Today we look at the work of the Administrative Appeals Office (AAO), a USCIS appeals body that reviews adverse staff decisions in 39 categories, some major and some minor. These are not usually stay-in-the-country-or-leave-it decisions; rather, they mostly deal with efforts by aliens to get a different nonimmigrant, immigrant, or naturalization status.
The full list of the 39 categories starts with form I-129-CW which deals with nonimmigrant workers in the Commonwealth of the Northern Mariana Islands and ends with the N-600 form, which is the “application for Certificate of Citizenship, [and] is filed to obtain a Certificate of Citizenship which serves as evidence of your or your child's U.S. citizenship. You may file Form N-600 if you were born abroad and are claiming U.S. citizenship at birth through your parents.”
For many years the most common form appealed to AAO was the I-360C; these were filed on behalf of special immigrant juveniles, young illegal aliens in the care of juvenile courts who can become green card holders under some circumstances. Most of the "yes" decisions among the 39 categories were in this one.
AAO decision-makers are not judges with gowns, nor are the decisions made after a public hearing. These cases are mail-order matters, with seasoned civil servants reviewing documents submitted to them by the aliens or their lawyers. A review of statistics in the most recent USCIS table dealing with them, a 624 cell table in small type (with no all-forms totals) — a format seemingly designed to decrease interest in the subject — we find that, in FY 2023, there were 151 sustains of the alien’s position, and 1,783 dismissals.
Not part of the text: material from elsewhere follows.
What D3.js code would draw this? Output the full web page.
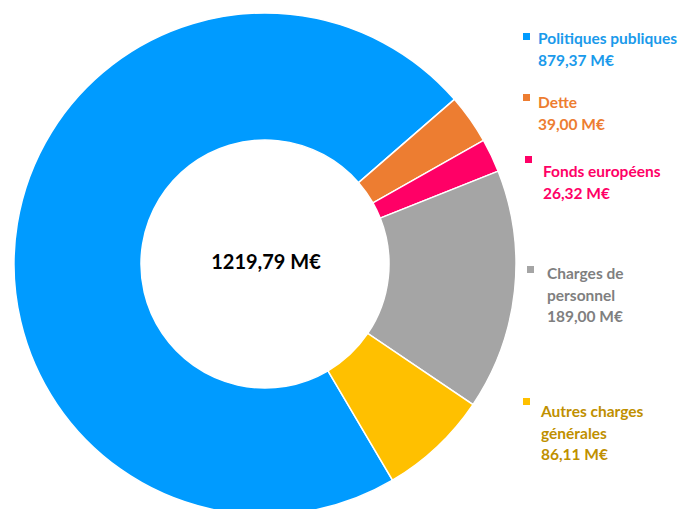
<!DOCTYPE html>
<html><head><meta charset="utf-8">
<script src="https://cdn.jsdelivr.net/npm/d3@7"></script>
<style>html,body{margin:0;padding:0;background:#fff;} svg{display:block;}</style>
</head><body>
<svg id="c" width="686" height="509"></svg>
<script>
const categories = ["Politiques publiques", "Dette", "Fonds européens", "Charges de personnel", "Autres charges générales"];
const values = [879.37, 39.00, 26.32, 189.00, 86.11];
const valueLabels = ["879,37 M€", "39,00 M€", "26,32 M€", "189,00 M€", "86,11 M€"];
const labelLines = [["Politiques publiques"], ["Dette"], ["Fonds européens"], ["Charges de", "personnel"], ["Autres charges", "générales"]];
const totalLabel = "1219,79 M€";
const sliceColors = ["#009BFF", "#ED7D31", "#FF0066", "#A5A5A5", "#FFC000"];
const textColors = ["#1A9AEB", "#ED7D31", "#FF0066", "#7F7F7F", "#BF9000"];

const svg = d3.select("#c");
const cx = 265, cy = 264, rOuter = 251, rInner = 124;
const total = d3.sum(values);
const deg = Math.PI / 180;
const start = 49 * deg - values[0] / total * 2 * Math.PI;
const pie = d3.pie().sort(null).value(d => d).startAngle(start).endAngle(start + 2 * Math.PI);
const arc = d3.arc().innerRadius(rInner).outerRadius(rOuter);
const g = svg.append("g").attr("transform", `translate(${cx},${cy})`);
g.selectAll("path").data(pie(values)).join("path")
  .attr("d", arc).attr("fill", (d, i) => sliceColors[i])
  .attr("stroke", "#fff").attr("stroke-width", 1.5);

g.append("text").attr("x", 1).attr("y", -2).attr("text-anchor", "middle").attr("dy", "0.35em")
  .attr("font-family", "Lato, sans-serif").attr("font-weight", "bold")
  .attr("font-size", 20).attr("fill", "#000").text(totalLabel);

// legend positions (layout)
const legendPos = [
  {sx: 523, sy: 33, tx: 538, ty: 44},
  {sx: 523, sy: 94, tx: 538, ty: 108},
  {sx: 525, sy: 156, tx: 543, ty: 177},
  {sx: 527, sy: 266, tx: 547, ty: 279},
  {sx: 523, sy: 398, tx: 541, ty: 417}
];
const lh = 21.5;
const lg = svg.append("g").attr("font-family", "Lato, sans-serif").attr("font-weight", "bold").attr("font-size", 15.5);
categories.forEach((c, i) => {
  const p = legendPos[i];
  lg.append("rect").attr("x", p.sx).attr("y", p.sy).attr("width", 7).attr("height", 7).attr("fill", sliceColors[i]);
  const lines = labelLines[i].concat([valueLabels[i]]);
  lines.forEach((t, j) => {
    lg.append("text").attr("x", p.tx).attr("y", p.ty + j * lh).attr("fill", textColors[i]).text(t);
  });
});
</script>
</body></html>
Thus, there were a total of 1,934 decisions made. There were also a couple of hundred “remands” calling for reviews of staff decisions — an unknown percentage of them will ultimately be decided in favor of the alien, and an unknown percentage of them the other way.
Thus we have a denial percentage (for the 1,934 yes-or-no decisions) of 92.2 percent.
So the naysayers in this part of the system continue to reject a large portion of alien claims, but this is being done in tiny numbers compared to the surging crowds at the border — Hans Brinker with his finger in the badly damaged dike.